O’Neill argued that the UK had proven that growth can be de-linked from emissions. But as the country’s Office of National Statistics found last year, Britain’s decarbonisation pathway in fact challenges the very concept of the environmental Kuznets curve.

Emissions fell due to deindustrialisation in which Britain leads the rich world. As consumption has not fallen, emissions have been merely outsourced emissions to countries Britain imports from; the country leads the world in import emissions. 

It may be great, as O’Neill argued, that the country which initiated the Industrial Revolution had passed a net zero law. But that telling entirely oversees the wealth earned from that revolution (and imperialism), the North Sea gas which enabled an easy transition to the bridge fuel, or the Thatcherite policy of “managed decline” of large regions and industries over the past four decades.

Despite Prime Minister Boris Johnson’s claim that Glasgow would lead to “enforceable limits” on emissions, O’Neill went so far as to say that a poster at the upcoming Commonwealth Summit would read “There is nothing binding in the Paris Agreement”. While voluntary action must be welcomed, such an assessment by the CoP presidency does not bode well for climate ambition in 2020.

O’Neil declared that she was taking off her “UK citizen’s hat” and acting on behalf of the planet. The British Council clearly hadn’t received the memo and wheeled out a set of “Green is Great” (Britain and Northern Ireland) banners, from the famous serious of ads covering various sectors such as industry, education etc.

All of these green initiatives are threatened by Brexit, which O’Neill campaigned against (calling extreme Brexiters in her own party “Jihadis”), though she reiterated the rosy official state narrative when questioned.

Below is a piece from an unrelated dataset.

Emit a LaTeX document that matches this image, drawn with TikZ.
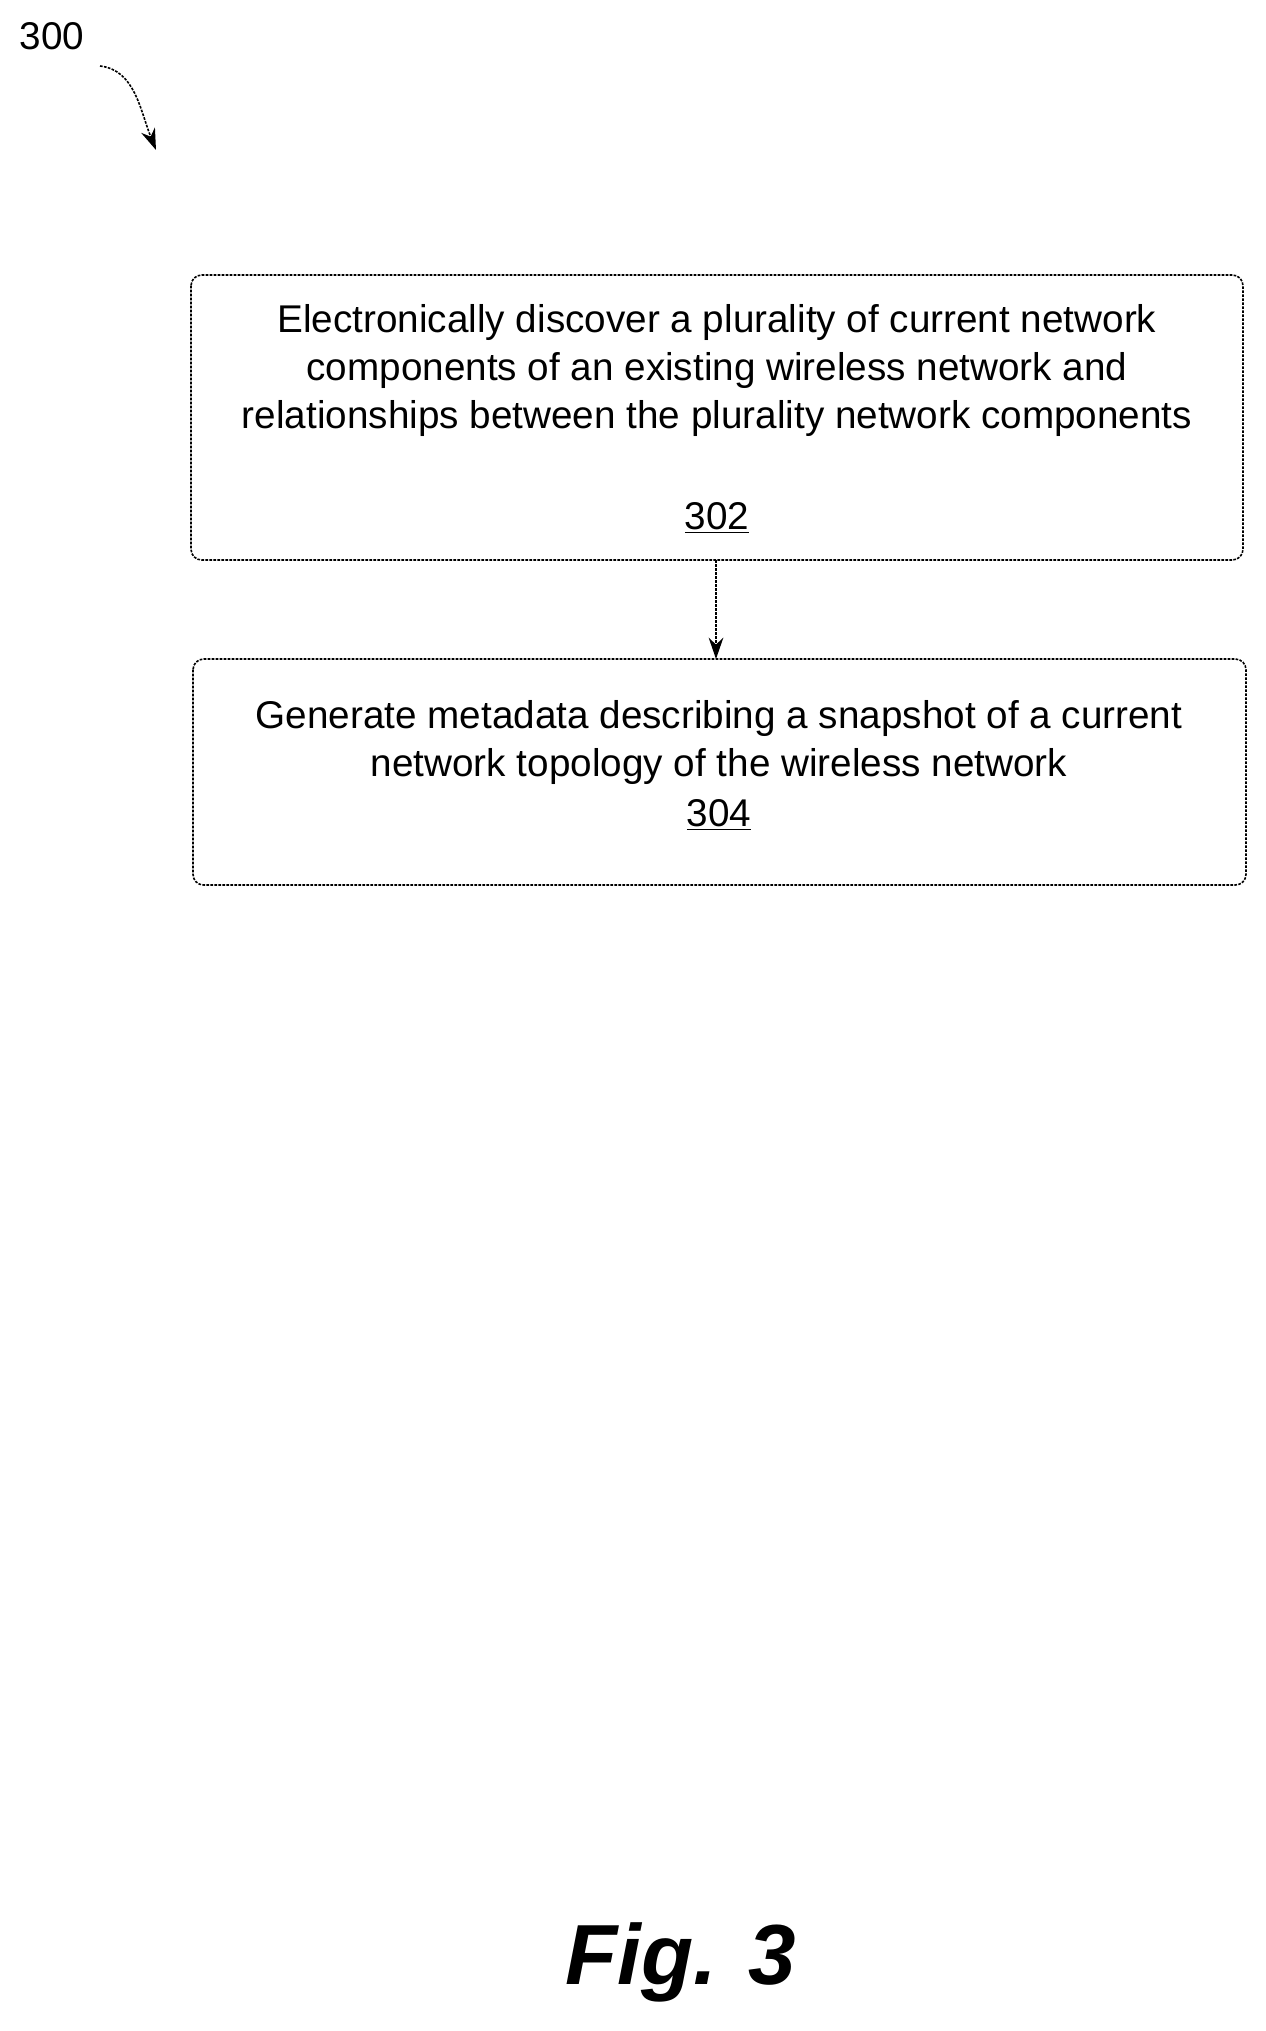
\documentclass[tikz,border=0pt]{standalone}
\usepackage{fontspec}
\setmainfont{Liberation Sans}
\usetikzlibrary{arrows.meta}
\begin{document}
\begin{tikzpicture}[x=0.75pt,y=0.75pt,yscale=-1,xscale=1]
\useasboundingbox (0,0) rectangle (1265,2031);
\tikzset{stepbox/.style={draw,dash pattern=on 2pt off 1pt,rounded corners=8pt,line width=1.2pt},
  flow/.style={dash pattern=on 2pt off 1pt,line width=1.2pt,-{Stealth[length=16pt,width=11pt]}}}
\fontsize{29}{36}\selectfont

%Shape: Rectangle 302
\draw [stepbox] (191,275) rectangle (1243,560) ;
%Shape: Rectangle 304
\draw [stepbox] (193,659) rectangle (1246,885) ;

% Text Node
\node (t302) at (717,370) [align=center] {Electronically discover a plurality of current network\\components of an existing wireless network and\\relationships between the plurality network components};
% Text Node
\node (n302) at (717,518) {\underline{302}};
% Text Node
\node (t304) at (719,742) [align=center] {Generate metadata describing a snapshot of a current\\network topology of the wireless network};
% Text Node
\node (n304) at (719,815) {\underline{304}};

%Straight Lines
\coordinate (a1) at (716,560);
\coordinate (a2) at (716,659);
\draw [flow] (a1) -- (a2) ;

% Text Node
\node (lbl) at (52,36) {300};
\coordinate (c1) at (100,66);
\coordinate (c2) at (156,150);
\draw [flow] (c1) .. controls (135,70) and (140,110) .. (c2) ;

% Text Node
\node (fig) at (681,1962) {\fontsize{64}{70}\selectfont\bfseries\itshape Fig. 3};
\end{tikzpicture}
\end{document}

Given the existential centrality for Britain of clinching a Brexit deal as well as negotiating trade deals with other countries while rebuilding bureaucratic capacity hitherto outsourced to the EU, it is questionable the Foreign Office has the bandwidth for climate diplomacy.

Especially for a Britain reduced to a position where Boris Johnson plays willing court jester in the Trump darbar, not just on trade or Iran but also on climate.